The ancient traditions that understood time as cyclical did not do so in despair. The Vedic concept of Yugas includes an expectation of return to a golden age. The Stoic who embraced eternal recurrence was being asked to love existence so completely they would choose it again, forever. The Maya tracked their vast cycles not to predict doom but to align human action with cosmic rhythm. This is not the wisdom of resignation. It is the wisdom of a different kind of attention — one that finds in the cycle not a trap, but a teaching.

Einstein wrote that the distinction between past, present, and future is a stubbornly persistent illusion. He wrote it in a letter of condolence. He meant it as comfort. Whatever time actually is, the perception of its loss is the sharpest pain available to a human being. That may be the most important data point of all.
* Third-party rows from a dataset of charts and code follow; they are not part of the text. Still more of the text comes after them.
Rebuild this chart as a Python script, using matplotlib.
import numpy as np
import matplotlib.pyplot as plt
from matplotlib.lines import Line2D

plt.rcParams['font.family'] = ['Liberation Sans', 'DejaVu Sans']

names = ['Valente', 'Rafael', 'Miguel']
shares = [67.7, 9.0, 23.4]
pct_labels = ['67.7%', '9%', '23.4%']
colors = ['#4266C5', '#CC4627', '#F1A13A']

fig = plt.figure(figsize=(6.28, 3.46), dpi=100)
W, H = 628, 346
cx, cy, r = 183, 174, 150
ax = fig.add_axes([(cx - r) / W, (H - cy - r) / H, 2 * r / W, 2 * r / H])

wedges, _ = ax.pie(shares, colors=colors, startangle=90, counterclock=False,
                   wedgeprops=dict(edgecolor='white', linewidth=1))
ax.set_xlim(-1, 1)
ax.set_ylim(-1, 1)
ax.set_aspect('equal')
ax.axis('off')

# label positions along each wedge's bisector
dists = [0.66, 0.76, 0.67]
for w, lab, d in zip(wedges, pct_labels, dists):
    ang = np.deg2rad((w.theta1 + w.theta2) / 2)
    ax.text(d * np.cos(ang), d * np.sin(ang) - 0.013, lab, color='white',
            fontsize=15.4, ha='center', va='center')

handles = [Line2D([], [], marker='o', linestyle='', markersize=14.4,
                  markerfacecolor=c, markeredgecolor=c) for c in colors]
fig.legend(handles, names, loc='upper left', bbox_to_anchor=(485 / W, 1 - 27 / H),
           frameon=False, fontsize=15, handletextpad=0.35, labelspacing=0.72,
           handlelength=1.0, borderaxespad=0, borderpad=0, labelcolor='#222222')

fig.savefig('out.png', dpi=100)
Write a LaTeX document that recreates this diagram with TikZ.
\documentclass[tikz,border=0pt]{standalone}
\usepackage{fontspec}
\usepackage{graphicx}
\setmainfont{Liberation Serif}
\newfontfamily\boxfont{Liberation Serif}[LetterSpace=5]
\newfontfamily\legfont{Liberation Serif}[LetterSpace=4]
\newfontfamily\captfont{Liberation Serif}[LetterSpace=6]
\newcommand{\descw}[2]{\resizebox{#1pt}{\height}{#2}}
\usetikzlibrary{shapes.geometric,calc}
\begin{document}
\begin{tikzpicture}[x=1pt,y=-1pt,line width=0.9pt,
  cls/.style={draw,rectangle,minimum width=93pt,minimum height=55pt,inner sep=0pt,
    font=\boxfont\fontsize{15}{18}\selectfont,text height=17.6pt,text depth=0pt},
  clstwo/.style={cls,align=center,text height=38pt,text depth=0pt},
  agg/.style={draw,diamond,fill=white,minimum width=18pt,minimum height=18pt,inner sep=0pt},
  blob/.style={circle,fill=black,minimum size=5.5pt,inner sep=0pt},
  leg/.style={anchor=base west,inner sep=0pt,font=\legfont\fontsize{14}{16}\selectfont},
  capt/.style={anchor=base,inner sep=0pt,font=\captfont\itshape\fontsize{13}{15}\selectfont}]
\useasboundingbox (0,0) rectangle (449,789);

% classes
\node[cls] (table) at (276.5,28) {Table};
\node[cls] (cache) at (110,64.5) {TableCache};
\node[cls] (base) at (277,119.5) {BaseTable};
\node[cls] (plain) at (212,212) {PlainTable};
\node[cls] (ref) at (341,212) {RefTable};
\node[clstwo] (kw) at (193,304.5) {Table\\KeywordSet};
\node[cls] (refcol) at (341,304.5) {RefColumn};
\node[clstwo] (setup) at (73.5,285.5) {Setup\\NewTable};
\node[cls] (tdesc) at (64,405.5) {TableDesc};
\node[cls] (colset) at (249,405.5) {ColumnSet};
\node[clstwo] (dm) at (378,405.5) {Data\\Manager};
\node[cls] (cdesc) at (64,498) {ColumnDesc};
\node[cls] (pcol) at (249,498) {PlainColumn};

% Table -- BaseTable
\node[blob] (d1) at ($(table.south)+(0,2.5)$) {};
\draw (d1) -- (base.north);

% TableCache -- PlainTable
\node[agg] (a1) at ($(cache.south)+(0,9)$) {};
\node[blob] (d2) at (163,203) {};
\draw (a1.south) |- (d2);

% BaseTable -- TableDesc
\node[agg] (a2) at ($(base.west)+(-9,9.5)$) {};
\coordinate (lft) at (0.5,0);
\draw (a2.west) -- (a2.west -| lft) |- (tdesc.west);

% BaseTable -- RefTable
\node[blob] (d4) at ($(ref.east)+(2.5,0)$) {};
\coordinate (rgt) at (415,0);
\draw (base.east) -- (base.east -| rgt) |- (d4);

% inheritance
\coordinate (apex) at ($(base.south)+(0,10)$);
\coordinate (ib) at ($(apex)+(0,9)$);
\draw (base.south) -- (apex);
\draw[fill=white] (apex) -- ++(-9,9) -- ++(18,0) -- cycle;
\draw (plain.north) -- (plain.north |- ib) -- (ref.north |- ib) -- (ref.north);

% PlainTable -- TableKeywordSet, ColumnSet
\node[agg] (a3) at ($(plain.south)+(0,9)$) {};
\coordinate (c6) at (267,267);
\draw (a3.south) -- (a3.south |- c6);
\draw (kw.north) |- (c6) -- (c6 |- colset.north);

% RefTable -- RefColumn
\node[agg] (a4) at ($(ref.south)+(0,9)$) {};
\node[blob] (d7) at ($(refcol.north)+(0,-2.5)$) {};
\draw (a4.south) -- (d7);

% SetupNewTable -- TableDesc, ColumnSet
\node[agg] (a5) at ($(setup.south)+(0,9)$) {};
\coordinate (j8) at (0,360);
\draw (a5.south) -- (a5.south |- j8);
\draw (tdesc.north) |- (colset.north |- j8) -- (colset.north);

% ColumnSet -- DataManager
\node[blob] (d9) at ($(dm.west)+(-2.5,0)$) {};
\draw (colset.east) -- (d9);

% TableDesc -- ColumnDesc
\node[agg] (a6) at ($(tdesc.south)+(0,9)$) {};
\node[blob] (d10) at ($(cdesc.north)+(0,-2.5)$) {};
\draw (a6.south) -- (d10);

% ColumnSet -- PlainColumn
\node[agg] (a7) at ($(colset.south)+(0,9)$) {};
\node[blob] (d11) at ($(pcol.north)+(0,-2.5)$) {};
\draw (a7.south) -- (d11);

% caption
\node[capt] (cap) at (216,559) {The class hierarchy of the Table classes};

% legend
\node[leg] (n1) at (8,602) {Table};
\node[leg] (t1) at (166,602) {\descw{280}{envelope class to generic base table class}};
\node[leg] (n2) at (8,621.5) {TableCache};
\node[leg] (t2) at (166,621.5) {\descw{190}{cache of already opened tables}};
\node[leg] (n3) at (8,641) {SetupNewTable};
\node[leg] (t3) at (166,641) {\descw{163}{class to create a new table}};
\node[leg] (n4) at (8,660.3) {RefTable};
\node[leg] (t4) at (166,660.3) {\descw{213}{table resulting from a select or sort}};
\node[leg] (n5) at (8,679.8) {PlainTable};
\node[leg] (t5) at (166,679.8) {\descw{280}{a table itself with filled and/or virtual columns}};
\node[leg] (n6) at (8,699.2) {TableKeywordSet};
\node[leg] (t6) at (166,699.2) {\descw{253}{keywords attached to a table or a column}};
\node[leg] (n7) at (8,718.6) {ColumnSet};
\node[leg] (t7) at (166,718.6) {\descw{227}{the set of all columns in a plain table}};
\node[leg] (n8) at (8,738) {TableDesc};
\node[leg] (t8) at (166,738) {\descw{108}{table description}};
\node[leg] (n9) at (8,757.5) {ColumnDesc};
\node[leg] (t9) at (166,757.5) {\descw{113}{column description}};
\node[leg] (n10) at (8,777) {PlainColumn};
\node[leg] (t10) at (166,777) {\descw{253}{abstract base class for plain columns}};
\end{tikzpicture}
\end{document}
The ancient traditions understood time as cyclical — and they did not do so in despair.

The Questions That Remain

If awareness of the cycle is itself a variable — if knowing you are in a pattern changes how you move through it — does that break the cycle or complete it?

If the Bootstrap Paradox describes a real feature of a non-linear universe, what does that do to the concept of originality? Is any idea genuinely new, or are all ideas returning?
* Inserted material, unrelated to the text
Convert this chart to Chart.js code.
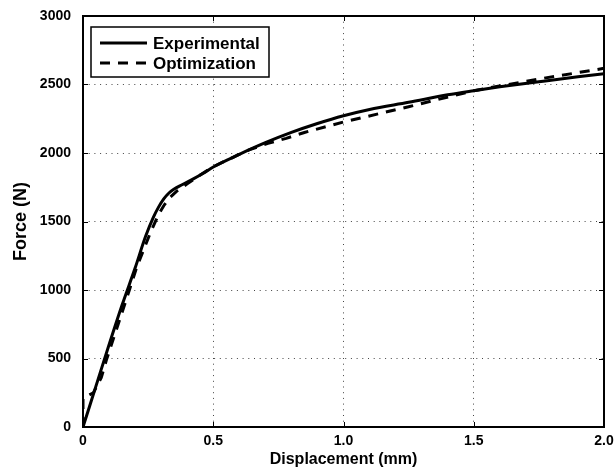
<!DOCTYPE html>
<html>
<head>
<meta charset="utf-8">
<script src="https://cdn.jsdelivr.net/npm/chart.js@4.4.0/dist/chart.umd.min.js"></script>
<style>
  html, body { margin: 0; padding: 0; background: #fff; }
  canvas { display: block; }
</style>
</head>
<body>
<canvas id="chart" width="614" height="473"></canvas>
<script>
// Experimental force-displacement curve
const expDisp  = [0, 0.05, 0.10, 0.15, 0.20, 0.24, 0.27, 0.29, 0.31, 0.33, 0.35, 0.38, 0.42, 0.46, 0.50, 0.60, 0.70, 0.80, 0.90, 1.00, 1.10, 1.25, 1.40, 1.50, 1.60, 1.75, 1.90, 2.00];
const expForce = [0, 300, 600, 890, 1160, 1390, 1530, 1605, 1665, 1708, 1737, 1768, 1807, 1850, 1898, 1990, 2075, 2150, 2215, 2272, 2318, 2370, 2425, 2455, 2483, 2520, 2556, 2578];

// Optimization (fitted) curve
const optDisp  = [0, 0, 0.04, 0.07, 0.09, 0.135, 0.178, 0.205, 0.232, 0.259, 0.29, 0.31, 0.33, 0.36, 0.40, 0.45, 0.50, 0.60, 0.64, 0.71, 0.78, 0.85, 1.00, 1.25, 1.50, 1.75, 2.00];
const optForce = [0, 210, 250, 360, 490, 750, 1000, 1160, 1290, 1420, 1550, 1615, 1668, 1722, 1775, 1840, 1900, 1990, 2025, 2070, 2107, 2150, 2226, 2338, 2455, 2540, 2618];

const seriesNames = ['Experimental', 'Optimization'];
const xTickLabels = ['0', '0.5', '1.0', '1.5', '2.0'];
const yTickLabels = ['0', '500', '1000', '1500', '2000', '2500', '3000'];

const FONT = "'Liberation Sans', Arial, Helvetica, sans-serif";
const toPoints = (xs, ys) => xs.map((x, i) => ({ x: x, y: ys[i] }));

// box around the axes, inward ticks and the framed legend
const framePlugin = {
  id: 'frame',
  afterDraw(chart) {
    const { ctx, chartArea: a, scales } = chart;
    ctx.save();
    ctx.strokeStyle = '#000';
    ctx.setLineDash([]);
    ctx.lineWidth = 1;
    ctx.beginPath();
    scales.x.ticks.forEach(t => {
      const px = Math.round(scales.x.getPixelForValue(t.value)) + 0.5;
      ctx.moveTo(px, a.bottom); ctx.lineTo(px, a.bottom - 5);
      ctx.moveTo(px, a.top); ctx.lineTo(px, a.top + 5);
    });
    scales.y.ticks.forEach(t => {
      const py = Math.round(scales.y.getPixelForValue(t.value)) + 0.5;
      ctx.moveTo(a.left, py); ctx.lineTo(a.left + 5, py);
      ctx.moveTo(a.right, py); ctx.lineTo(a.right - 5, py);
    });
    ctx.stroke();
    ctx.lineWidth = 2;
    ctx.strokeRect(a.left, a.top, a.right - a.left, a.bottom - a.top);

    // legend
    const bx = a.left + 8, by = a.top + 11, bw = 178, bh = 50;
    ctx.fillStyle = '#fff';
    ctx.fillRect(bx, by, bw, bh);
    ctx.lineWidth = 1.5;
    ctx.strokeRect(bx, by, bw, bh);
    ctx.font = 'bold 17px ' + FONT;
    ctx.textBaseline = 'middle';
    ctx.fillStyle = '#000';
    chart.data.datasets.forEach((ds, i) => {
      const y = by + 16 + i * 20;
      ctx.lineWidth = 3;
      ctx.setLineDash(ds.borderDash || []);
      ctx.beginPath();
      ctx.moveTo(bx + 9, y);
      ctx.lineTo(bx + 56, y);
      ctx.stroke();
      ctx.setLineDash([]);
      ctx.fillText(ds.label, bx + 62, y + 1);
    });
    ctx.restore();
  }
};

new Chart(document.getElementById('chart'), {
  type: 'line',
  data: {
    datasets: [
      {
        label: seriesNames[0],
        data: toPoints(expDisp, expForce),
        borderColor: '#000',
        borderWidth: 3,
        pointRadius: 0,
        cubicInterpolationMode: 'monotone',
        fill: false
      },
      {
        label: seriesNames[1],
        data: toPoints(optDisp, optForce),
        borderColor: '#000',
        borderWidth: 3,
        borderDash: [10, 8],
        pointRadius: 0,
        tension: 0,
        fill: false
      }
    ]
  },
  options: {
    responsive: false,
    animation: false,
    devicePixelRatio: 1,
    layout: { padding: { top: 16, right: 10, left: 0, bottom: 0 } },
    plugins: {
      legend: { display: false },
      tooltip: { enabled: false }
    },
    scales: {
      x: {
        type: 'linear',
        min: 0,
        max: 2,
        ticks: {
          stepSize: 0.5,
          padding: 6,
          color: '#000',
          font: { family: FONT, size: 14, weight: 'bold' },
          callback: v => xTickLabels[Math.round(v * 2)]
        },
        grid: { color: '#444', lineWidth: 1, drawTicks: false },
        border: { display: false, dash: [1, 4.7] },
        title: {
          display: true,
          text: 'Displacement (mm)',
          color: '#000',
          font: { family: FONT, size: 16, weight: 'bold' },
          padding: { top: 0, bottom: 4 }
        },
        afterFit: s => { s.height = 46; s.paddingLeft = 0; s.paddingRight = 0; }
      },
      y: {
        min: 0,
        max: 3000,
        ticks: {
          stepSize: 500,
          padding: 12,
          color: '#000',
          font: { family: FONT, size: 14, weight: 'bold' },
          callback: v => yTickLabels[Math.round(v / 500)]
        },
        grid: { color: '#444', lineWidth: 1, drawTicks: false },
        border: { display: false, dash: [1, 4.7] },
        title: {
          display: true,
          text: 'Force (N)',
          color: '#000',
          font: { family: FONT, size: 18, weight: 'bold' },
          padding: { top: 10, bottom: 0 }
        },
        afterFit: s => { s.width = 83; s.paddingTop = 0; s.paddingBottom = 0; }
      }
    }
  },
  plugins: [framePlugin]
});
</script>
</body>
</html>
If the Cosmic Microwave Background contains fingerprints from a previous aeon — as Penrose claims — what would confirmed evidence of a prior universe do to every religious and philosophical tradition built on the assumption of a single creation?

The brain's DMN cycles through time during rest. Contemplative traditions across cultures use rest, silence, and stillness to access non-linear time. Is that correspondence accidental?

If entropy guarantees that exact repetition is impossible, but structural rhyming is real and documented — what, precisely, is repeating?